English, Fake News

There is no evidence to prove that China banned Coca-Cola for human consumption.


A lengthy message (here and here) is doing the rounds on social media claiming that China banned Coca-Cola for human consumption and classified it as a cleaning material. Let’s verify the authenticity of this claim through this article.

Claim: China bans Coca-Cola for human consumption.

Fact: There are credible reports to support this claim. The Coca-Cola website in China is still functional. Additionally, news reports related to Coca-Cola China too have not mentioned anything about China banning the drink for human consumption. Contrary to that, recently, the President of the Greater China and Mongolia operating unit for the Coca-Cola company, Gilles Leclerc, spoke to the CEO magazine for an article about what’s next for Coca-Cola in the Chinese market. Nowhere in this article was it mentioned that Coca-Cola was banned for consumption in China. Hence, the claim made in the post is False.
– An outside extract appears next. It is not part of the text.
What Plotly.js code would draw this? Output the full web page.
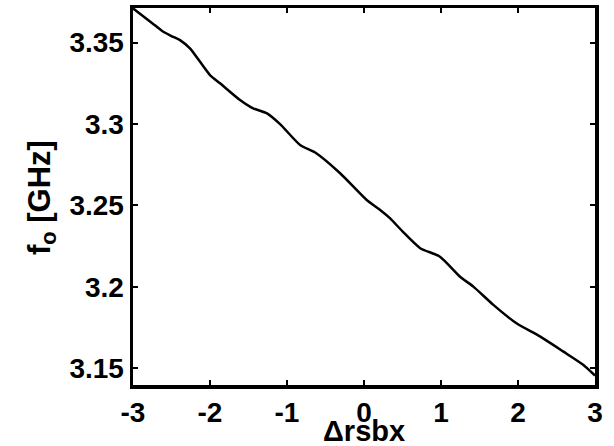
<!DOCTYPE html>
<html>
<head>
<meta charset="utf-8">
<script src="https://cdn.plot.ly/plotly-3.0.1.min.js"></script>
<style>html,body{margin:0;padding:0;background:#fff;}#chart{width:614px;height:446px;}</style>
</head>
<body>
<div id="chart"></div>
<script>
var deltaRsbx = [-3, -2.75, -2.607, -2.5, -2.39, -2.26, -2.0, -1.87, -1.61, -1.44, -1.26, -1.09, -0.83, -0.62, -0.31, 0.035, 0.21, 0.34, 0.5, 0.73, 0.987, 1.247, 1.42, 1.68, 1.98, 2.29, 2.59, 2.85, 3.0];
var freqGHz = [3.371, 3.3619, 3.3566, 3.354, 3.3515, 3.3464, 3.330, 3.325, 3.3147, 3.3096, 3.3065, 3.2999, 3.2871, 3.282, 3.2697, 3.2533, 3.2472, 3.242, 3.234, 3.2237, 3.2185, 3.2062, 3.2001, 3.1889, 3.1776, 3.1694, 3.1602, 3.152, 3.1455];
var xTicks = [-3, -2, -1, 0, 1, 2, 3];
var xTickText = ['-3', '-2', '-1', '0', '1', '2', '3'];
var yTicks = [3.15, 3.2, 3.25, 3.3, 3.35];
var yTickText = ['3.15', '3.2', '3.25', '3.3', '3.35'];
var xTitle = 'Δrsbx';
var yTitle = 'f<sub>o</sub> [GHz]';

var fontFam = 'Arial, "Liberation Sans", Helvetica, sans-serif';
var trace = {
  x: deltaRsbx, y: freqGHz, type: 'scatter', mode: 'lines',
  line: {color: '#000', width: 2.5, shape: 'spline', smoothing: 0.6},
  hoverinfo: 'none'
};
var axisCommon = {
  showline: true, linecolor: '#000', linewidth: 3.5, mirror: 'ticks',
  ticks: 'inside', ticklen: 5, tickwidth: 2, tickcolor: '#000',
  showgrid: false, zeroline: false,
  tickfont: {family: fontFam, size: 28, color: '#000', weight: 'bold'}
};
var layout = {
  width: 614, height: 446,
  margin: {l: 133, r: 19, t: 8, b: 61},
  paper_bgcolor: '#fff', plot_bgcolor: '#fff',
  showlegend: false,
  xaxis: Object.assign({}, axisCommon, {
    range: [-3, 3], tickmode: 'array', tickvals: xTicks, ticktext: xTickText
  }),
  yaxis: Object.assign({}, axisCommon, {
    range: [3.1397, 3.3712], tickmode: 'array', tickvals: yTicks, ticktext: yTickText
  }),
  annotations: [
    {text: xTitle, xref: 'paper', yref: 'paper', x: 0.5, y: -0.170, xanchor: 'center', yanchor: 'bottom',
     showarrow: false, font: {family: fontFam, size: 29, color: '#000', weight: 'bold'}},
    {text: yTitle, xref: 'paper', yref: 'paper', x: -0.197, y: 0.4987, xanchor: 'center', yanchor: 'middle',
     textangle: -90, showarrow: false, font: {family: fontFam, size: 31, color: '#000', weight: 'bold'}}
  ]
};
Plotly.newPlot('chart', [trace], layout, {staticPlot: true, displayModeBar: false});
</script>
</body>
</html>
To verify the viral claim, we first searched the internet using relevant keywords to see if the mainstream media had reported on China banning Coca-Cola for human consumption. This search did not yield any such news reports. Coca-Cola is a multi-billion dollar company that operates in many countries. If one of the world’s biggest economies, like China, decides to ban the beverage for human consumption, it would generally garner huge media attention. But that is not the case here.
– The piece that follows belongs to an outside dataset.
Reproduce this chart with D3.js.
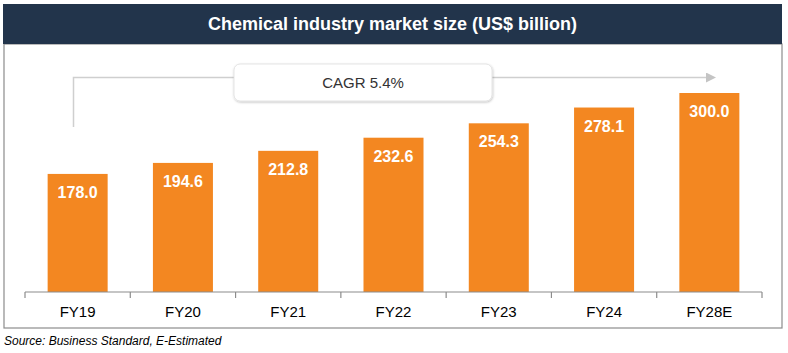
<!DOCTYPE html>
<html>
<head>
<meta charset="utf-8">
<script src="https://cdn.jsdelivr.net/npm/d3@7"></script>
<style>
  body { margin: 0; background: #fff; }
  svg { display: block; font-family: "Liberation Sans", Arial, sans-serif; }
</style>
</head>
<body>
<div id="chart"></div>
<script>
// data
const categories = ["FY19", "FY20", "FY21", "FY22", "FY23", "FY24", "FY28E"];
const marketSize = [178.0, 194.6, 212.8, 232.6, 254.3, 278.1, 300.0];
const titleText = "Chemical industry market size (US$ billion)";
const cagrText = "CAGR 5.4%";
const sourceText = "Source: Business Standard, E-Estimated";

const W = 788, H = 353;
const svg = d3.select("#chart").append("svg")
    .attr("width", W).attr("height", H);

// drop shadow for the CAGR box
const defs = svg.append("defs");
const f = defs.append("filter").attr("id", "shadow")
    .attr("x", "-10%").attr("y", "-30%").attr("width", "120%").attr("height", "160%");
f.append("feDropShadow").attr("dx", 0.5).attr("dy", 1).attr("stdDeviation", 1.2)
    .attr("flood-color", "#000").attr("flood-opacity", 0.25);
defs.append("marker").attr("id", "arrow")
    .attr("viewBox", "0 0 10 10").attr("refX", 0).attr("refY", 5)
    .attr("markerWidth", 10).attr("markerHeight", 10)
    .attr("markerUnits", "userSpaceOnUse").attr("orient", "auto")
  .append("path").attr("d", "M0,0 L10,5 L0,10 Z").attr("fill", "#c4c4c4");

// frame
svg.append("rect")
    .attr("x", 4).attr("y", 44).attr("width", 778).attr("height", 284)
    .attr("fill", "none").attr("stroke", "#8c8c8c").attr("stroke-width", 1.2);

// title banner
svg.append("rect")
    .attr("x", 3).attr("y", 4).attr("width", 779).attr("height", 40)
    .attr("fill", "#22344b");
svg.append("text")
    .attr("x", 392.5).attr("y", 29.5)
    .attr("text-anchor", "middle")
    .attr("fill", "#fff").attr("font-weight", "bold").attr("font-size", 18)
    .text(titleText);

// scales
const x = d3.scaleBand().domain(categories).range([25, 762]).paddingInner(0.43).paddingOuter(0.215);
const y = d3.scaleLinear().domain([0, 300]).range([292, 93]);

// bars
svg.selectAll("rect.bar").data(marketSize).enter().append("rect")
    .attr("class", "bar")
    .attr("x", (d, i) => x(categories[i]))
    .attr("y", d => y(d))
    .attr("width", x.bandwidth())
    .attr("height", d => y(0) - y(d))
    .attr("fill", "#f38721");

svg.selectAll("text.val").data(marketSize).enter().append("text")
    .attr("class", "val")
    .attr("x", (d, i) => x(categories[i]) + x.bandwidth() / 2)
    .attr("y", d => y(d) + 24)
    .attr("text-anchor", "middle")
    .attr("fill", "#fff").attr("font-weight", "bold").attr("font-size", 16)
    .text(d => d.toFixed(1));

// x axis
const xAxis = svg.append("g").attr("transform", "translate(0,292)");
const step = x.step();
const edges = d3.range(categories.length + 1).map(i => 25 + i * step);
xAxis.append("line").attr("x1", 25).attr("x2", 762).attr("y1", 0).attr("y2", 0)
    .attr("stroke", "#8c8c8c").attr("stroke-width", 1.2);
xAxis.selectAll("line.tick").data(edges).enter().append("line")
    .attr("class", "tick")
    .attr("x1", d => d).attr("x2", d => d).attr("y1", 0).attr("y2", 6)
    .attr("stroke", "#8c8c8c").attr("stroke-width", 1.2);
xAxis.selectAll("text").data(categories).enter().append("text")
    .attr("x", d => x(d) + x.bandwidth() / 2)
    .attr("y", 25)
    .attr("text-anchor", "middle")
    .attr("fill", "#000").attr("font-size", 15)
    .text(d => d);

// CAGR connector
svg.append("path")
    .attr("d", "M73.5,127 L73.5,77.5 L706,77.5")
    .attr("fill", "none").attr("stroke", "#cfcfcf").attr("stroke-width", 1.5)
    .attr("marker-end", "url(#arrow)");

svg.append("rect")
    .attr("x", 234).attr("y", 64).attr("width", 258).attr("height", 37)
    .attr("rx", 6).attr("ry", 6)
    .attr("fill", "#fff").attr("stroke", "#dedede").attr("stroke-width", 0.8)
    .attr("filter", "url(#shadow)");
svg.append("text")
    .attr("x", 363).attr("y", 88)
    .attr("text-anchor", "middle")
    .attr("fill", "#333").attr("font-size", 15)
    .text(cagrText);

// source
svg.append("text")
    .attr("x", 4).attr("y", 345)
    .attr("fill", "#000").attr("font-size", 12).attr("font-style", "italic")
    .text(sourceText);
</script>
</body>
</html>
Furthermore, we also checked whether Coca-Cola’s Chinese website is functional and learned that it is fully functional and has all the beverages sold by them listed on the website.

In addition to this, a keyword search on the internet to find recent news articles about Coca-Cola in China led us to several reports (here, here, and here). On 29 January 2024, the CEOMagazine published an interview with the President of the Greater China and Mongolia operating unit for the Coca-Cola company, Gilles Leclerc. In this interview, he was asked about the future of Coca-Cola in China. If China had banned Coca-Cola for human consumption recently, that would have been discussed in this interview, which is not the case. Also, they would not discuss the company’s future in the Chinese market without mentioning anything about the alleged ban.
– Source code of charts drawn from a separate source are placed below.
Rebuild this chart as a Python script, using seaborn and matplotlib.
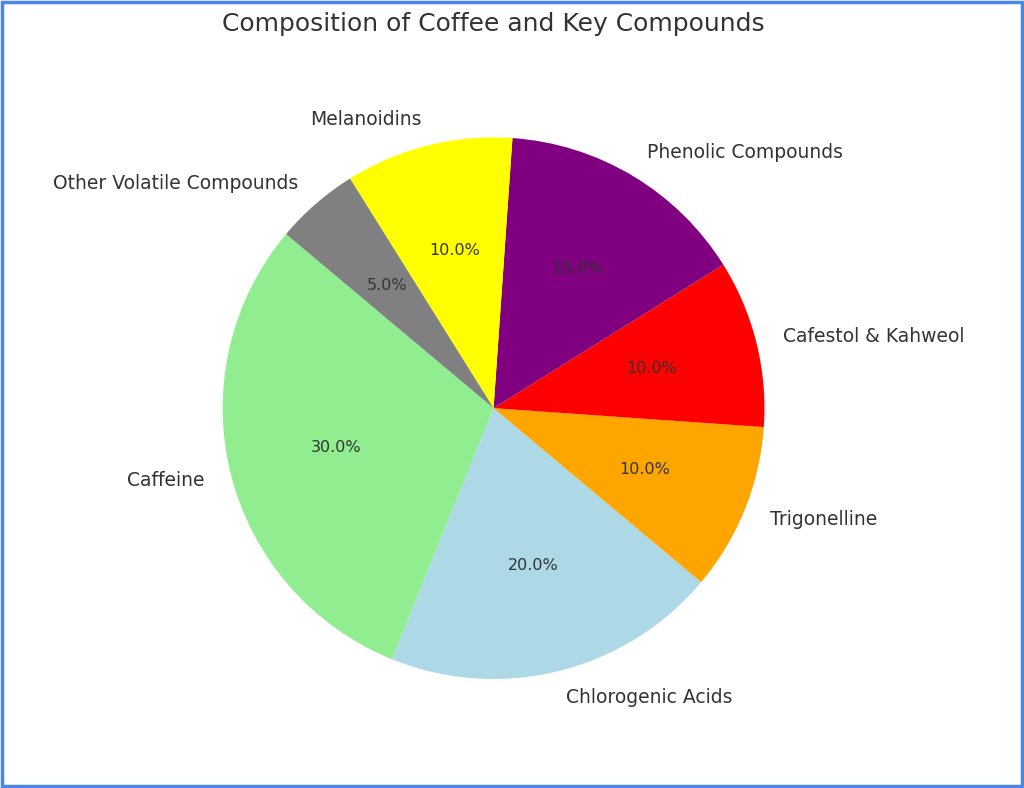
import matplotlib
matplotlib.use('Agg')
import matplotlib.pyplot as plt
import seaborn as sns
from matplotlib.patches import Rectangle

sns.set_theme(style='white')
plt.rcParams['font.family'] = ['DejaVu Sans']

labels = ['Caffeine', 'Chlorogenic Acids', 'Trigonelline', 'Cafestol & Kahweol',
          'Phenolic Compounds', 'Melanoidins', 'Other Volatile Compounds']
sizes = [30, 20, 10, 10, 15, 10, 5]
colors = ['lightgreen', 'lightblue', 'orange', 'red', 'purple', 'yellow', 'gray']

fig = plt.figure(figsize=(10.24, 7.88), dpi=100)
ax = fig.add_axes([0.191, 0.104, 0.582, 0.756])
wedges, texts, autotexts = ax.pie(sizes, labels=labels, colors=colors, autopct='%1.1f%%',
                                  startangle=140, wedgeprops={'linewidth': 0},
                                  textprops={'fontsize': 13.5, 'color': '#333333'})
for t in autotexts:
    t.set_fontsize(11.5)
ax.axis('equal')
fig.suptitle('Composition of Coffee and Key Compounds', fontsize=18, color='#333333',
             x=0.482, y=0.985)

fig.patches.append(Rectangle((0.002, 0.002), 0.996, 0.996, transform=fig.transFigure,
                             fill=False, edgecolor='#4a86e8', linewidth=2.5))
fig.savefig('out.png', dpi=100)
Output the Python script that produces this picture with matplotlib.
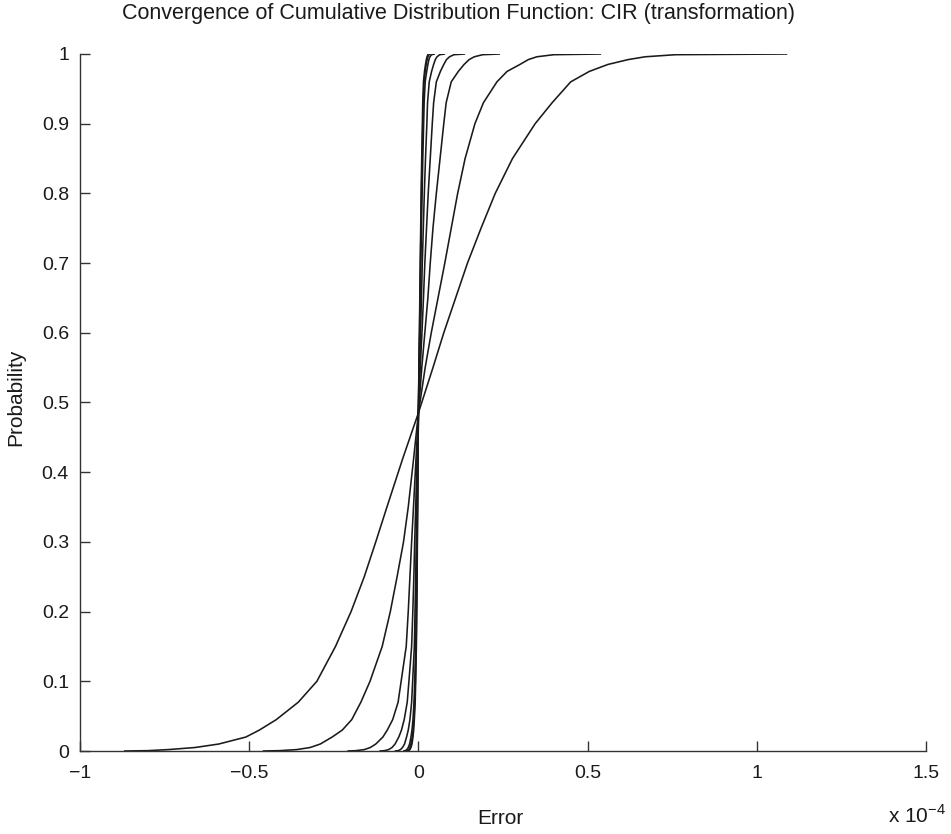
import matplotlib
matplotlib.use("Agg")
import matplotlib.pyplot as plt

plt.rcParams['font.family'] = ['Liberation Sans', 'DejaVu Sans']

# Probability levels shared by all curves
prob = [0.0, 0.0005, 0.002, 0.005, 0.01, 0.02, 0.03, 0.045, 0.07, 0.1,
        0.15, 0.2, 0.25, 0.3, 0.35, 0.42, 0.485, 0.55, 0.6, 0.65,
        0.7, 0.75, 0.8, 0.85, 0.9, 0.93, 0.96, 0.975, 0.985, 0.992,
        0.996, 0.999, 1.0]

# Error values (in units of 1e-4) at each probability level, one list per curve
err_1 = [-0.87, -0.80, -0.74, -0.66, -0.59, -0.51, -0.47, -0.42, -0.355, -0.30,
         -0.245, -0.199, -0.16, -0.126, -0.093, -0.046, 0.0, 0.043, 0.075, 0.11,
         0.145, 0.185, 0.227, 0.278, 0.345, 0.395, 0.45, 0.505, 0.56, 0.62,
         0.67, 0.76, 1.09]
err_2 = [-0.46, -0.41, -0.36, -0.32, -0.29, -0.255, -0.225, -0.197, -0.17, -0.143,
         -0.107, -0.083, -0.063, -0.044, -0.03, -0.014, 0.0, 0.02, 0.038, 0.058,
         0.078, 0.097, 0.116, 0.138, 0.167, 0.192, 0.232, 0.262, 0.30, 0.325,
         0.35, 0.40, 0.54]
err_3 = [-0.21, -0.185, -0.16, -0.142, -0.126, -0.105, -0.092, -0.076, -0.06, -0.051,
         -0.036, -0.030, -0.025, -0.020, -0.0145, -0.007, 0.0, 0.010, 0.019, 0.028,
         0.035, 0.043, 0.053, 0.064, 0.075, 0.082, 0.097, 0.118, 0.135, 0.15,
         0.165, 0.19, 0.241]
err_4 = [-0.115, -0.10, -0.088, -0.078, -0.069, -0.058, -0.05, -0.042, -0.033, -0.028,
         -0.02, -0.0165, -0.0135, -0.011, -0.008, -0.004, 0.0, 0.0055, 0.0105, 0.015,
         0.019, 0.024, 0.029, 0.035, 0.041, 0.045, 0.053, 0.065, 0.075, 0.083,
         0.092, 0.105, 0.138]
err_5 = [-0.07, -0.06, -0.053, -0.047, -0.041, -0.035, -0.03, -0.025, -0.02, -0.017,
         -0.012, -0.01, -0.008, -0.0065, -0.0048, -0.0024, 0.0, 0.0033, 0.0063, 0.009,
         0.0115, 0.0145, 0.0175, 0.021, 0.025, 0.027, 0.032, 0.039, 0.045, 0.05,
         0.055, 0.063, 0.079]
err_6 = [-0.045, -0.039, -0.034, -0.03, -0.026, -0.022, -0.019, -0.016, -0.013, -0.011,
         -0.008, -0.0065, -0.005, -0.004, -0.003, -0.0015, 0.0, 0.002, 0.004, 0.0056,
         0.0072, 0.009, 0.011, 0.013, 0.0155, 0.017, 0.02, 0.0245, 0.028, 0.031,
         0.034, 0.039, 0.049]
err_7 = [-0.038, -0.032, -0.028, -0.025, -0.022, -0.018, -0.016, -0.013, -0.011, -0.009,
         -0.0066, -0.0054, -0.0042, -0.0034, -0.0025, -0.0012, 0.0, 0.0017, 0.0033, 0.0047,
         0.006, 0.0075, 0.009, 0.011, 0.013, 0.0142, 0.0167, 0.02, 0.023, 0.026,
         0.028, 0.031, 0.036]
err_8 = [-0.034, -0.029, -0.025, -0.022, -0.019, -0.016, -0.014, -0.012, -0.0095, -0.008,
         -0.006, -0.0048, -0.0038, -0.003, -0.0022, -0.0011, 0.0, 0.0015, 0.003, 0.0042,
         0.0054, 0.0068, 0.0081, 0.0098, 0.0117, 0.0128, 0.015, 0.018, 0.021, 0.0235,
         0.0255, 0.028, 0.033]
curves = [err_1, err_2, err_3, err_4, err_5, err_6, err_7, err_8]

xticks = [-1, -0.5, 0, 0.5, 1, 1.5]
xtick_labels = ['\u22121', '\u22120.5', '0', '0.5', '1', '1.5']
yticks = [0, 0.1, 0.2, 0.3, 0.4, 0.5, 0.6, 0.7, 0.8, 0.9, 1.0]
ytick_labels = ['0', '0.1', '0.2', '0.3', '0.4', '0.5', '0.6', '0.7', '0.8', '0.9', '1']

fig = plt.figure(figsize=(9.51, 8.34), dpi=100)
ax = fig.add_axes([80 / 951, 1 - 751 / 834, 846 / 951, 697 / 834])

for c in curves:
    ax.plot(c, prob, color='#1a1a1a', linewidth=1.15,
            solid_joinstyle='round', solid_capstyle='butt')

ax.set_xlim(-1, 1.5)
ax.set_ylim(0, 1)
ax.set_xticks(xticks)
ax.set_xticklabels(xtick_labels)
ax.set_yticks(yticks)
ax.set_yticklabels(ytick_labels)
for s in ['top', 'right']:
    ax.spines[s].set_visible(False)
for s in ['left', 'bottom']:
    ax.spines[s].set_color('#333333')
    ax.spines[s].set_linewidth(1.0)
ax.tick_params(direction='in', length=7, width=1.0, color='#333333',
               labelsize=14, labelcolor='#1a1a1a')
ax.tick_params(axis='x', pad=10)
ax.tick_params(axis='y', pad=8)

fig.text(458 / 951, 1 - 14 / 834, 'Convergence of Cumulative Distribution Function: CIR (transformation)',
         ha='center', va='center', fontsize=15.5, color='#1a1a1a')
fig.text(500 / 951, 1 - 819 / 834, 'Error', ha='center', va='center', fontsize=15, color='#1a1a1a')
fig.text(16 / 951, 1 - 397 / 834, 'Probability', ha='center', va='center', rotation=90,
         fontsize=15, color='#1a1a1a')
fig.text(917 / 951, 1 - 815 / 834, 'x 10$^{\\mathregular{\u22124}}$', ha='center', va='center',
         fontsize=15, color='#1a1a1a')

fig.savefig('out.png', dpi=100, facecolor='white')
All of this evidence proves that the viral claim could just be a false rumour. Also, through an additional internet search, we found an article on a Russian parody website named Panorama titled ‘Coca-Cola will be sold as a drain cleaner in China.’ The text in this article matches the lengthy viral message. This could very well be the source of the fake rumour. Further, we checked online to see if there were posts similar to the viral message before 2018 when Panorama published this article. We have not found any in 2017, but there were a few Facebook posts in 2018.

To sum up, China has not banned Coca-Cola for human consumption.